A lot of thing have happened since then, core has minisketch merged (though unused), and using that kind of tool I was able to get blocks in consistently 800-ish bytes before. A big reduction in compact block size would leave a lot of room for data to fill in missing transactions.

Great idea, I see that on my node compact block messages hover around ~20kB, 800 bytes would leave a lot more overhead for prefills!

Crypt-iQ · May 30, 2025, 12:32pm

I am not sure whether the comment in PR 27086 I linked is referring to congestion issues or IPv4 fragmentation issues. I don’t have hard data, but I believe both contribute to latency issues here and sending data >> MTU (~1500 bytes) is going to lead to lots of fragmentation. Two links if you have the time:

I’m not really sure that pre-filling above MTU is worth it after reading the two above RFCs, but curious to hear thoughts.

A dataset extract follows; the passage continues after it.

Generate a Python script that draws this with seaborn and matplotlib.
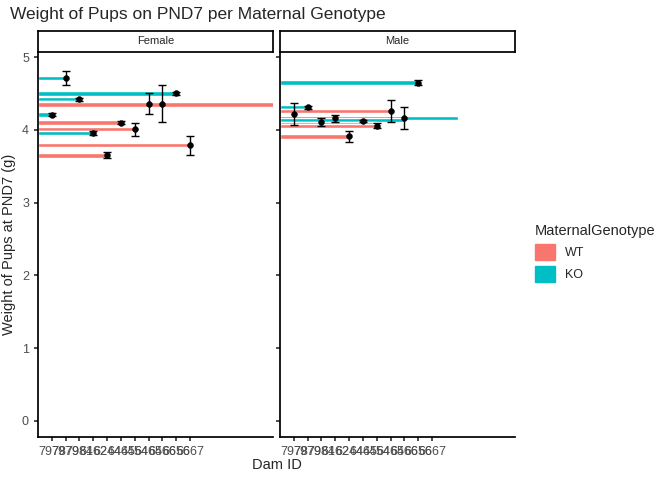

EDIT: Sorry to cross-post, but I’ve TLDR’d the above two RFC’s in a related Lightning conversation here: Latency and Privacy in Lightning - #13 by Crypt-iQ

I think I’ve actually conflated IP reassembly with TCP reassembly. I think maybe hard data would be nice to have here?

gmaxwell · May 31, 2025, 4:14pm

There is no IP fragmentation involved in TCP transmissions (well, assuming PMTUD did its thing)… indeed, you’re conflating IP reassembly with TCP reassembly.